The combination of Kafka's durability and scalability with Avro's efficient serialization and schema evolution capabilities gives us a system that can grow with our business needs while maintaining backward compatibility.
As with any technology, the implementation details matter. Careful attention to configuration, error handling, and operational patterns has allowed us to build a system that not only works well today but can evolve to meet future requirements.
Technology Credits
Our implementation relies on several outstanding open-source libraries:
-
franz-go/kgo: A pure Go Kafka client that provides excellent performance and a modern API design.
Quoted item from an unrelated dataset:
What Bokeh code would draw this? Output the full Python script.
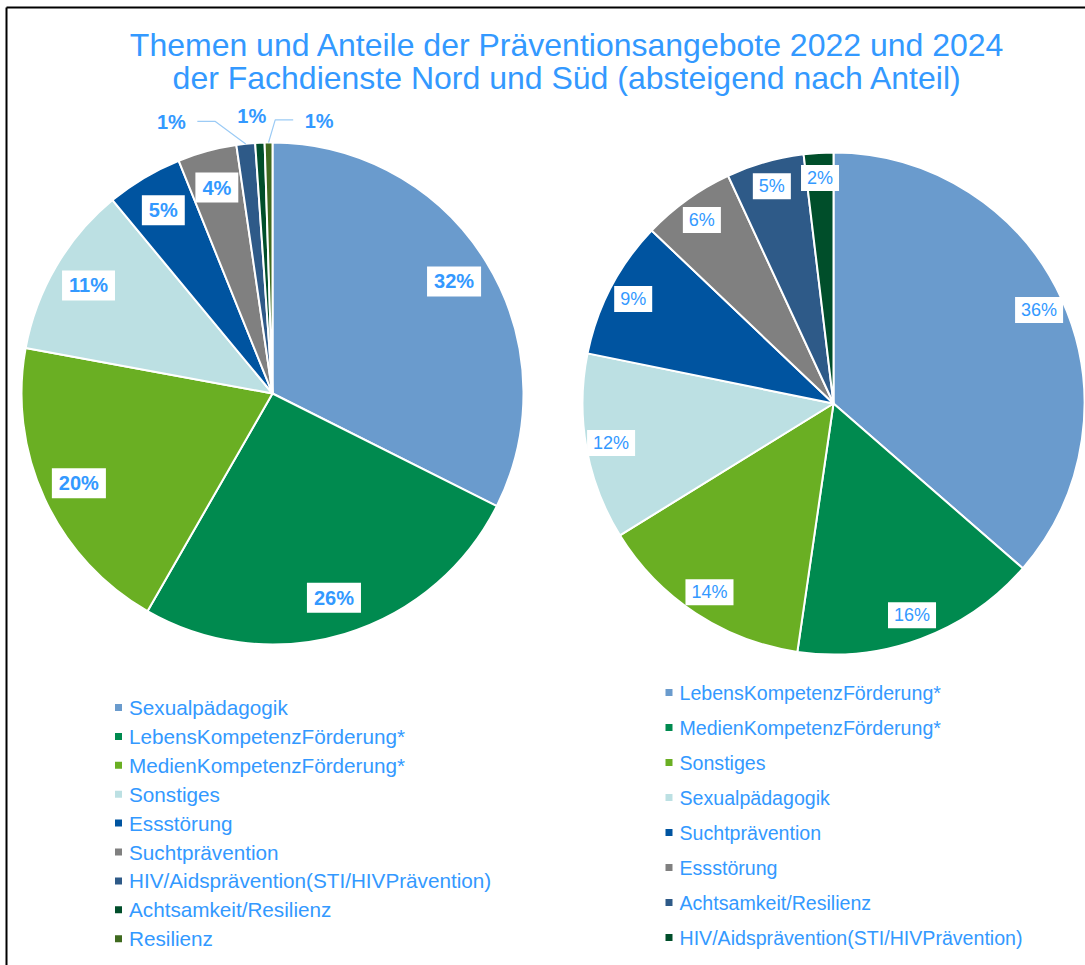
import math
from bokeh.plotting import figure
from bokeh.models import Range1d, ColumnDataSource
from bokeh.core.properties import value
from bokeh.embed import file_html
from bokeh.resources import INLINE

# ---------------- data ----------------
title_lines = ["Themen und Anteile der Präventionsangebote 2022 und 2024",
               "der Fachdienste Nord und Süd (absteigend nach Anteil)"]

cats_2022 = ["Sexualpädagogik", "LebensKompetenzFörderung*", "MedienKompetenzFörderung*",
             "Sonstiges", "Essstörung", "Suchtprävention",
             "HIV/Aidsprävention(STI/HIVPrävention)", "Achtsamkeit/Resilienz", "Resilienz"]
vals_2022 = [32.4, 25.9, 19.6, 11.1, 4.9, 3.8, 1.2, 0.6, 0.5]

cats_2024 = ["LebensKompetenzFörderung*", "MedienKompetenzFörderung*", "Sonstiges",
             "Sexualpädagogik", "Suchtprävention", "Essstörung",
             "Achtsamkeit/Resilienz", "HIV/Aidsprävention(STI/HIVPrävention)"]
vals_2024 = [36.4, 15.9, 13.9, 12.0, 8.9, 6.0, 5.0, 1.9]

palette = ["#6A9BCD", "#008A4F", "#6AAF23", "#BCE0E3", "#0054A0",
           "#808080", "#2E5A88", "#004E2A", "#3F6A1F"]

# ---------------- layout ----------------
W, H = 1085, 965
PAGE_H = 965
BLUE = "#3399FF"
FONT = "Liberation Sans"


def Y(py):  # page pixel y -> data y (y up)
    return PAGE_H - py


p = figure(width=W, height=H, output_backend="svg", toolbar_location=None,
           x_range=Range1d(0, W), y_range=Range1d(PAGE_H - H, PAGE_H),
           min_border=0)
p.axis.visible = False
p.grid.visible = False
p.outline_line_color = None
p.background_fill_color = "white"
p.border_fill_color = "white"

# frame lines (left and top)
p.segment(x0=[6, 6], y0=[Y(7), Y(7)], x1=[6, W], y1=[Y(PAGE_H), Y(7)],
          line_color="black", line_width=2)

# title
for i, t in enumerate(title_lines):
    p.text(x=[567], y=[Y(44 + 33 * i)], text=[t], text_align="center",
           text_baseline="middle", text_font=value(FONT), text_font_size="32px",
           text_color=BLUE)


def draw_pie(cx, cy, R, vals, label_frac, font_size, font_style, pad, outside_offsets):
    total = sum(vals)
    starts, ends, mids = [], [], []
    cum = 0.0
    for v in vals:
        a0 = cum / total
        cum += v
        a1 = cum / total
        starts.append(math.pi / 2 - 2 * math.pi * a0)
        ends.append(math.pi / 2 - 2 * math.pi * a1)
        mids.append(2 * math.pi * (a0 + a1) / 2)
    n = len(vals)
    src = ColumnDataSource(dict(start=starts, end=ends, color=palette[:n]))
    p.wedge(x=cx, y=cy, radius=R, start_angle="start", end_angle="end",
            direction="clock", fill_color="color", line_color="white",
            line_width=2, source=src)
    lx, ly, lt = [], [], []
    ox, oy, ot = [], [], []
    lxs, lys = [], []
    for i, v in enumerate(vals):
        txt = "%d%%" % int(v + 0.5)
        m = mids[i]
        if i in outside_offsets:
            rr = R * 1.09
            bx = cx + rr * math.sin(m)
            by = cy + rr * math.cos(m)
            offx, offy = outside_offsets[i]
            tx = bx + offx
            ty = by + offy
            ox.append(tx); oy.append(ty); ot.append(txt)
            if abs(offx) > 20:
                sgn = 1 if offx < 0 else -1
                ex = tx + sgn * 26
                elx = ex + sgn * 18
                rimx = cx + R * math.sin(m)
                rimy = cy + R * math.cos(m)
                lxs.append([ex, elx, rimx])
                lys.append([ty + 1, ty + 1, rimy])
        else:
            lx.append(cx + R * label_frac * math.sin(m))
            ly.append(cy + R * label_frac * math.cos(m))
            lt.append(txt)
    p.text(x=lx, y=ly, text=lt, text_align="center", text_baseline="middle",
           text_font=value(FONT), text_font_size=font_size,
           text_font_style=font_style, text_color=BLUE,
           background_fill_color="white", padding=pad)
    if ox:
        p.text(x=ox, y=oy, text=ot, text_align="center", text_baseline="middle",
               text_font=value(FONT), text_font_size=font_size,
               text_font_style=font_style, text_color=BLUE)
    if lxs:
        p.multi_line(xs=lxs, ys=lys, line_color="#9CCBF5", line_width=1.2)


draw_pie(272, Y(393), 251, vals_2022, 0.85, "20px", "bold", [7, 4],
         {6: (-72, -1), 7: (-7, 4), 8: (51, -1)})
draw_pie(833, Y(403), 251, vals_2024, 0.9, "18px", "normal", [6, 3], {})


def draw_legend(cats, sq_x, y0, dy, font_size):
    n = len(cats)
    ys = [Y(y0 + dy * i) for i in range(n)]
    p.scatter(x=[sq_x] * n, y=ys, marker="square", size=7,
              fill_color=palette[:n], line_color=None)
    p.text(x=[sq_x + 10.5] * n, y=ys, text=cats, text_align="left",
           text_baseline="middle", text_font=value(FONT),
           text_font_size=font_size, text_color=BLUE)


draw_legend(cats_2022, 118, 707, 28.9, "20.7px")
draw_legend(cats_2024, 668.5, 692, 35.0, "19.6px")

open("out.html", "w").write(file_html(p, INLINE))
The kgo library offers a clean, idiomatic Go interface to Kafka with powerful features like record batching, automatic retries, and flexible configuration. We chose kgo for its performance characteristics, thorough documentation, and active maintenance.
-
hamba/avro: A fast Avro codec for Go that supports schema evolution and efficient serialization/deserialization. This library provides the foundation for our Avro implementation.
-
franz-go/schema-registry: A Schema Registry client that integrates seamlessly with franz-go/kgo, making it easy to manage Avro schemas for our Kafka topics.
Special thanks to the maintainers of these libraries for creating such high-quality tools for the Go ecosystem.
This article represents our experiences implementing Kafka and Avro Schema Registry in a production environment. Your specific requirements may differ, and I encourage careful testing and validation of any implementation before deploying to production.